US Department of State recognises Lt. Col Karma Rigzin for her leadership role to combat trafficking


Jun 29, 2020

Lieutenant Colonel Karma Rigzin, with the Royal Bhutan Police and a mother of one, is listed among 10 heroes honoured by the US agency for their efforts in combating human trafficking. She is like any other woman who protects her home but has equally devoted her life to fighting against human trafficking in the country.

43-year-old Karma Rigzin was commissioned in 2002 as a young officer with the Royal Bhutan Police. She is one of the three senior most ranking policewomen officers in the country. Today Lieutenant Colonel Karma Rigzin serves as Additional Superintendent of the Royal Bhutan Police heading Woman and Child Protection Division. Her journey to combating human trafficking started in 2006 when she stood up Bhutan’s first specialised unit within the Woman and Child Protection Unit to handle all issues relating to women and children, including human trafficking, and provide victims with a more secure environment to report human trafficking crimes. The following year, the unit already identified and prosecuted Bhutan’s first criminal case involving human trafficking charges.

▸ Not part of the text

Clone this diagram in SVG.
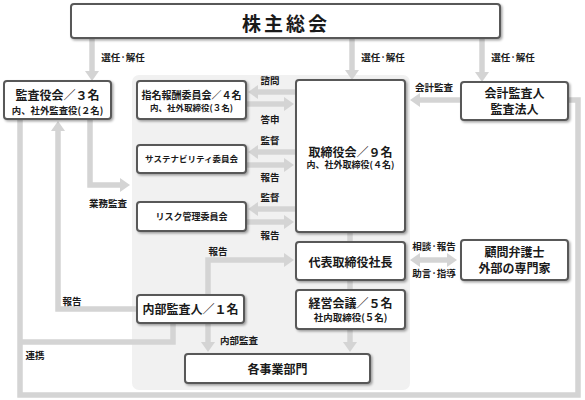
<svg xmlns="http://www.w3.org/2000/svg" width="585" height="400" viewBox="0 0 585 400">
<defs>
<filter id="sh" x="-10%" y="-10%" width="130%" height="140%">
<feDropShadow dx="1.5" dy="1.5" stdDeviation="1" flood-color="#000" flood-opacity="0.35"/>
</filter>
<marker id="ah" markerUnits="userSpaceOnUse" markerWidth="10" markerHeight="14" viewBox="0 0 10 14" refX="2" refY="7" orient="auto-start-reverse">
<path d="M0,0L10,7L0,14z" fill="#d4d4d4"/>
</marker>
</defs>
<style>
text{font-family:"Noto Sans CJK JP","Noto Sans CJK SC",sans-serif;font-weight:bold;fill:#1a1a1a;text-anchor:middle}
.box{fill:#fff;stroke:#595959;stroke-width:2;filter:url(#sh)}
.c{fill:none;stroke:#d4d4d4;stroke-width:5.5}
.a{marker-end:url(#ah)}
.l{font-size:9.5px}
.t12{font-size:12px}
.s9{font-size:9px}
</style>
<rect x="132" y="75" width="278" height="315" rx="7" fill="#f1f1f1"/>
<g id="connectors">
<path class="c a" d="M92,38V73"/>
<path class="c a" d="M352,38V72"/>
<path class="c a" d="M482,38V74"/>
<path class="c a" d="M296,92H256"/>
<path class="c a" d="M246,104H286"/>
<path class="c a" d="M296,152H256"/>
<path class="c a" d="M246,165H286"/>
<path class="c a" d="M296,209H256"/>
<path class="c a" d="M246,222H286"/>
<path class="c a" d="M90,119V185H122"/>
<path class="c a" d="M137,309H58V129"/>
<path class="c a" d="M208,295V260H286"/>
<path class="c a" d="M208,323V344"/>
<path class="c a" d="M350,329V344"/>
<path class="c a" d="M461,100H418"/>
<path class="c a" d="M418,260H449" marker-start="url(#ah)"/>
<path class="c" d="M20,119V395H578V100H568"/>
<path class="c" d="M20,342H173V323"/>
<path class="c" d="M350,232V242M350,280V290"/>
<text class="l" x="123" y="60.6">選任·解任</text>
<text class="l" x="383" y="60.6">選任·解任</text>
<text class="l" x="513" y="60.6">選任·解任</text>
<text class="l" x="270" y="83.6">諮問</text>
<text class="l" x="270" y="122.6">答申</text>
<text class="l" x="270" y="143.6">監督</text>
<text class="l" x="270" y="180.6">報告</text>
<text class="l" x="270" y="200.6">監督</text>
<text class="l" x="270" y="238.6">報告</text>
<text class="l" x="218" y="254.6">報告</text>
<text class="l" x="108" y="206.6">業務監査</text>
<text class="l" x="72" y="304.6">報告</text>
<text class="l" x="35" y="358.6">連携</text>
<text class="l" x="239" y="343.6">内部監査</text>
<text class="l" x="434" y="90.6">会計監査</text>
<text class="l" x="434" y="249.6">相談·報告</text>
<text class="l" x="434" y="276.6">助言·指導</text>
</g>
<g id="shareholders">
<rect class="box" x="71" y="4" width="429" height="34" rx="3"/>
<text x="286" y="30.5" style="font-size:19px;letter-spacing:3px">株主総会</text>
</g>
<g id="kansayakukai">
<rect class="box" x="4" y="81" width="107" height="38" rx="3"/>
<text class="t12" x="57.5" y="99.6">監査役会／３名</text>
<text x="57.5" y="113.6" style="font-size:9.4px">内、社外監査役(２名)</text>
</g>
<g id="shimei">
<rect class="box" x="137" y="81" width="109" height="38" rx="3"/>
<text x="191.5" y="98.8" style="font-size:10px">指名報酬委員会／４名</text>
<text x="191.5" y="111.4" style="font-size:8.5px">内、社外取締役(３名)</text>
</g>
<g id="sustainability">
<rect class="box" x="137" y="145" width="109" height="28" rx="3"/>
<text x="191.5" y="162.3" style="font-size:8.5px">サステナビリティ委員会</text>
</g>
<g id="risk">
<rect class="box" x="137" y="202" width="109" height="29" rx="3"/>
<text class="s9" x="191.5" y="220">リスク管理委員会</text>
</g>
<g id="torishimariyakukai">
<rect class="box" x="296" y="80" width="109" height="152" rx="3"/>
<text class="t12" x="350.5" y="156.6">取締役会／９名</text>
<text class="s9" x="350.5" y="168.4">内、社外取締役(４名)</text>
</g>
<g id="president">
<rect class="box" x="296" y="242" width="109" height="38" rx="3"/>
<text class="t12" x="350.5" y="266.6">代表取締役社長</text>
</g>
<g id="keiei">
<rect class="box" x="296" y="290" width="109" height="39" rx="3"/>
<text class="t12" x="350.5" y="307.6">経営会議／５名</text>
<text x="350.5" y="320.6" style="font-size:9.5px">社内取締役(５名)</text>
</g>
<g id="jigyobumon">
<rect class="box" x="185" y="354" width="185" height="29" rx="3"/>
<text class="t12" x="277.5" y="373.6">各事業部門</text>
</g>
<g id="naibukansa">
<rect class="box" x="137" y="295" width="107" height="28" rx="3"/>
<text class="t12" x="190.5" y="313.6">内部監査人／１名</text>
</g>
<g id="kaikeikansanin">
<rect class="box" x="461" y="82" width="107" height="38" rx="3"/>
<text class="t12" x="514.5" y="97.6">会計監査人</text>
<text class="t12" x="514.5" y="113.6">監査法人</text>
</g>
<g id="advisors">
<rect class="box" x="461" y="240" width="107" height="40" rx="3"/>
<text class="t12" x="514.5" y="256.5">顧問弁護士</text>
<text class="t12" x="514.5" y="272.5">外部の専門家</text>
</g>
</svg>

Talking to BBS, she recounts the trafficking case involving a 16-year-old girl. “What happened was we received an anonymous letter. I think the person was being very responsible to actually report a crime. The initial complaint said that this person could hear a woman crying in a room. Her movements were restricted. And she was never allowed to go out. So at that point of time, we worked together with the then Director-General, Dr Rinchen Chophel of the National Commission for Women and Children. We followed the rule of law. We got the search warrant. We found out that a 16-year-old girl was brought to Bhutan from Darjeeling in India. It was somebody known to the family. She was promised she will be taken around Bhutan and sent back home. But what happened was, she wasn’t allowed to go out. She was made to do manual work in the house. There were also allegations of the husband of the perpetrator touching her and molesting her. These are cases where it is difficult to prove. It is a child’s words against an adult. So we were not able to prove child molestation when we went to court. We got in touch with her family. We facilitated the mother to come and pick her up,” she said.

As RBP was still prosecuting the case during those days, it was Lt. Col Karma who prosecuted the case. The case also received the conviction.

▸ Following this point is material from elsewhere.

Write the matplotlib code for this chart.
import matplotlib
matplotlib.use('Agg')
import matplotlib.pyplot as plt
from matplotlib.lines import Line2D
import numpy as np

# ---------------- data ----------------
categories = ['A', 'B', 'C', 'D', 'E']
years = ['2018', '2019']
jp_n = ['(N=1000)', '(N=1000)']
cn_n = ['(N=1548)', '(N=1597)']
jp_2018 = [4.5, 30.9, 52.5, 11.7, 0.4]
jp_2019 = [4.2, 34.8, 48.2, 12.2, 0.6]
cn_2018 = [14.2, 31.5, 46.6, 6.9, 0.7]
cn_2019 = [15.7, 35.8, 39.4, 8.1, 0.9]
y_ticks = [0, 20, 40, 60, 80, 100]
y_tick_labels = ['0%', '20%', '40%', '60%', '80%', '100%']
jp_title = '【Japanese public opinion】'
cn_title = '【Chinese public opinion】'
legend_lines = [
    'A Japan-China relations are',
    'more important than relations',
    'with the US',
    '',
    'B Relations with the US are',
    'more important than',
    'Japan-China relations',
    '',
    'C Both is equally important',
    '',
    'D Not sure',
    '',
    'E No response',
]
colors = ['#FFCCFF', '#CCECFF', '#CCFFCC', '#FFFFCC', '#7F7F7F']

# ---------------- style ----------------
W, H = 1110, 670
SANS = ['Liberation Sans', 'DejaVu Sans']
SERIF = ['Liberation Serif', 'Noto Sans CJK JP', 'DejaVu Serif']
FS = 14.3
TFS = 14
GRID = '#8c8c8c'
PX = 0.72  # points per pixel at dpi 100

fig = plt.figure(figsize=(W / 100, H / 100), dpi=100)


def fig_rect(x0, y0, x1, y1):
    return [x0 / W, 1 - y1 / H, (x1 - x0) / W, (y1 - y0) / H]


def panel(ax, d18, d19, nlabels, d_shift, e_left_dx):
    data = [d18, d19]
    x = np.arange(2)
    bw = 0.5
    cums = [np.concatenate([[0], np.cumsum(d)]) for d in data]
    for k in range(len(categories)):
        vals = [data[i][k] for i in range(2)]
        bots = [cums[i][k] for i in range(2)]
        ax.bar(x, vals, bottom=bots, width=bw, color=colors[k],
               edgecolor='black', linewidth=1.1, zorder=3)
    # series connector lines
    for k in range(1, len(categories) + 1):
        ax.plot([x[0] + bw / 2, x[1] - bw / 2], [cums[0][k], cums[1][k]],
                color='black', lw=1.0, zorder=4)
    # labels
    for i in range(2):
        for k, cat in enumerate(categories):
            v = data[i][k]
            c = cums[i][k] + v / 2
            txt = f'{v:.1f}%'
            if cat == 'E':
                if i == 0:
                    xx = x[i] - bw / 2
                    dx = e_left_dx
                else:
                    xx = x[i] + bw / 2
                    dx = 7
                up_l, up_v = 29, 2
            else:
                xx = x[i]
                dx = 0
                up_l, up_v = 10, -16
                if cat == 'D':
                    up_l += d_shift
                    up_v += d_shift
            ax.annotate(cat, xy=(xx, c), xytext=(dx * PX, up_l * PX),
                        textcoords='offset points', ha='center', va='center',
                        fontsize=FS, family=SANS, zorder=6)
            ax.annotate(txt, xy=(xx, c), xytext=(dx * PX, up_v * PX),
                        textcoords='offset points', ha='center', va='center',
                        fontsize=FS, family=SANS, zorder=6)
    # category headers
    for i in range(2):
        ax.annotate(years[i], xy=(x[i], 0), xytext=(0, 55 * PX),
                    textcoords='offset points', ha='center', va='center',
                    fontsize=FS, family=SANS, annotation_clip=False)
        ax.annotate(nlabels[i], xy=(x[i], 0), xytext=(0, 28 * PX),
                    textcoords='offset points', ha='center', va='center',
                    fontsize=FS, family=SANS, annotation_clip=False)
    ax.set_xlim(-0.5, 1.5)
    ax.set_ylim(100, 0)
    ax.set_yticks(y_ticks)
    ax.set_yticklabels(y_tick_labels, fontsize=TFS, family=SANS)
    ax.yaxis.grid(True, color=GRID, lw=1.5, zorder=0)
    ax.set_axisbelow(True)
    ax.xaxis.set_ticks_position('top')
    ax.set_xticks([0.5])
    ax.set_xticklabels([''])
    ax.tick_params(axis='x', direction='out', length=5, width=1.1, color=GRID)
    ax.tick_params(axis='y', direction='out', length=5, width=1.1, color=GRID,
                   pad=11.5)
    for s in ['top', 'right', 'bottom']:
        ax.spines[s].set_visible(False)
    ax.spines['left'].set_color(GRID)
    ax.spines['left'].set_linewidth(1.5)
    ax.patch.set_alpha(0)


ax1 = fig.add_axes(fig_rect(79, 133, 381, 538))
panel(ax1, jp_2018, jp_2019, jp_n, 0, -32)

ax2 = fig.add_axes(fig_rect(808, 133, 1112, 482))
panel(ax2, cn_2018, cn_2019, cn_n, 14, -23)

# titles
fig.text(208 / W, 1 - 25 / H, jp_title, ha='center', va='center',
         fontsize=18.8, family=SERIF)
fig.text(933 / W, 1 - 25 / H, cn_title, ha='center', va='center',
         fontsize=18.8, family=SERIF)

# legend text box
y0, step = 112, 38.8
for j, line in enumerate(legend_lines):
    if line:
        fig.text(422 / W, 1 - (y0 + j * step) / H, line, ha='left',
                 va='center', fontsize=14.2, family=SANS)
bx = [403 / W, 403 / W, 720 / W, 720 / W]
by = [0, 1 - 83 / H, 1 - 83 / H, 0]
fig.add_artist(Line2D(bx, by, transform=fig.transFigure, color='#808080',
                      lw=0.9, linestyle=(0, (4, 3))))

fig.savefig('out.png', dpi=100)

Recognising her efforts to get a conviction in this case, Department of State this year recognised for her leadership role in increasing efforts to combat trafficking in Bhutan. She has elevated the investigation of human trafficking issues to a central objective of the Woman and Child Protection Division she leads. She has also developed innovative practices for compiling human trafficking-related data and was responsible for establishing a human trafficking awareness programme for Bhutanese citizens travelling overseas for employment. She played a central role in efforts to amend the Bhutan Penal Code to align its legal definition of human trafficking with international standards. Over the years, she has trained immigration officials, senior police officers, and non-commissioned officers on the identification of trafficking victims and investigation techniques and has successfully advocated for increased funding for trafficking victim services.

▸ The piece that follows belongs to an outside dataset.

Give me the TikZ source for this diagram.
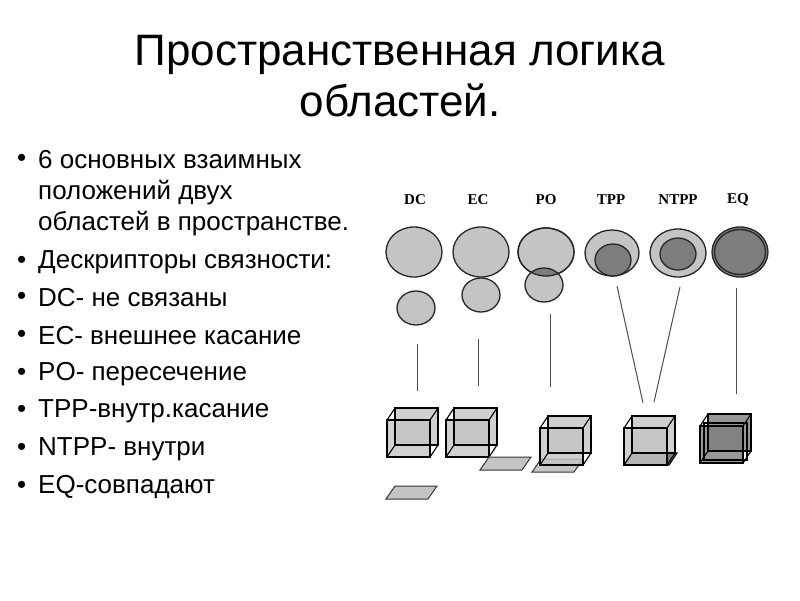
\documentclass[tikz,border=0pt]{standalone}
\usepackage{fontspec}
\setmainfont{Liberation Sans}
\newfontfamily\tagfont{Liberation Serif}
\usepackage{tikz}
\definecolor{lite}{RGB}{196,196,196}
\definecolor{dark}{RGB}{125,125,125}
\newcommand{\boxcube}[3]{% x, y (front lower left), fill
\fill [#3, fill opacity=0.8] (#1+8,#2-12) rectangle ++(43,-37);
\fill [#3, fill opacity=0.8] (#1,#2) rectangle ++(43,-37);
\draw [black, line width=1.1] (#1,#2) rectangle ++(43,-37);
\draw [black, line width=1.1] (#1+8,#2-12) rectangle ++(43,-37);
\draw [black, line width=1.1] (#1,#2) -- ++(8,-12) (#1+43,#2) -- ++(8,-12)
  (#1,#2-37) -- ++(8,-12) (#1+43,#2-37) -- ++(8,-12);}
\newcommand{\plate}[3]{% x, y, fill
\filldraw [fill=#3, draw=black!80, line width=1] (#1,#2) -- ++(42,0) -- ++(9,-13) -- ++(-42,0) -- cycle;}

\begin{document}
\begin{tikzpicture}[x=1pt,y=-1pt]
\tikzset{every node/.style={inner sep=0pt},
  bullet/.style={anchor=west, font=\fontsize{26}{30}\selectfont},
  tag/.style={font=\fontsize{15}{17}\selectfont\tagfont\bfseries},
  region/.style={draw=black!85, line width=1.3, fill=lite},
  inner/.style={draw=black!85, line width=1.3, fill=dark},
  link/.style={draw=black!70, line width=1}}
\useasboundingbox (0,0) rectangle (800,600);
% title
\node (title1) at (400,55) {\fontsize{44}{50}\selectfont Пространственная логика};
\node (title2) at (400,100) {\fontsize{44}{50}\selectfont областей.};
% bullets
\foreach \i/\t/\y in {1/6 основных взаимных/160, 2/Дескрипторы связности:/262,
  3/DC- не связаны/298, 4/EC- внешнее касание/336, 5/PO- пересечение/374,
  6/TPP-внутр.касание/411, 7/NTPP- внутри/449, 8/EQ-совпадают/487} {
  \node [bullet] (d\i) at (17,\y) {•};
  \node [bullet] (b\i) at (38,\y) {\t};}
\node [bullet] (b1a) at (38,193) {положений двух};
\node [bullet] (b1b) at (38,224) {областей в пространстве.};
% labels
\foreach \n/\t/\x in {dc/DC/415, ec/EC/478, po/PO/546, tpp/TPP/611, ntpp/NTPP/678, eq/EQ/738}
  \node [tag] (t\n) at (\x,200) {\t};
% regions
\draw [region] (414,252) ellipse (28 and 25);
\draw [region] (416,308) ellipse (19 and 17);
\draw [region] (481,252) ellipse (28 and 25);
\draw [region] (481,295) ellipse (19 and 17);
\draw [region] (546,252) ellipse (28 and 24);
\fill [lite] (544,285) ellipse (19 and 17);
\begin{scope}
\clip (546,252) ellipse (28 and 24);
\fill [dark] (544,285) ellipse (19 and 17);
\end{scope}
\draw [region, fill=none] (546,252) ellipse (28 and 24);
\draw [region, fill=none] (544,285) ellipse (19 and 17);
\draw [region] (612,253) ellipse (27 and 23);
\draw [inner] (613,260) ellipse (18 and 16);
\draw [region] (678,253) ellipse (28 and 24);
\draw [inner] (678,254) ellipse (18 and 16);
\draw [inner] (740,252) ellipse (28 and 25);
\draw [black!85, line width=1.3] (740,252) ellipse (25.5 and 22.5);
% links
\coordinate (l1) at (417,344); \coordinate (l2) at (417,391);
\coordinate (l3) at (478,339); \coordinate (l4) at (478,386);
\coordinate (l5) at (550,314); \coordinate (l6) at (550,387);
\coordinate (l7) at (617,286); \coordinate (l8) at (643,403);
\coordinate (l9) at (680,287); \coordinate (l10) at (654,402);
\coordinate (l11) at (736,288); \coordinate (l12) at (736,394);
\foreach \a/\b in {l1/l2, l3/l4, l5/l6, l7/l8, l9/l10, l11/l12}
  \draw [link] (\a) -- (\b);
% solids
\boxcube{387}{457}{lite}
\plate{386}{499}{lite}
\boxcube{446}{457}{lite}
\plate{480}{470}{lite}
\plate{532}{472}{lite}
\boxcube{540}{465}{lite}
\filldraw [fill=dark, draw=black, line width=1.1] (624,465) -- ++(45,0) -- ++(8,-12) -- ++(-45,0) -- cycle;
\boxcube{624}{465}{lite}
\boxcube{700}{463}{dark}
\draw [black, line width=1.1] (704,460) rectangle ++(43,-37);
\end{tikzpicture}
\end{document}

Speaking about the honour, she says it will further motivate and inspire her to work more in combating and protecting trafficking victims. “Not just trafficking in person but also any issues related to women and children is really close to my heart and also because I was given the responsibility of starting the first unit. The unit has successfully solved many cases. Because of that, we have replicated such units in a lot of districts.”

Talking about her challenges, she said other than the lack of understanding about trafficking among people, she said as a mother and an officer, it is always an option between the two. “In terms of being a mother, I think there is always a challenge there because the work that we do always involve travelling out of the station and you are not with your family most of the time. But I think that’s when your spouse plays a very important role, your family plays a very important role. Also, your in-laws play a very important role. So for me, I have been very lucky that I have a very understanding husband and I have a 10-year-old daughter who is in class five and I always explain how important it is for me to go out and help others who do not have both the parents. She is matured more than her age also because of the work that I do,” she added.

She added that being a mother makes her even more responsible to protect women and young girls and boys. Are there more challenges on the way? Definitely! But she is even more prepared.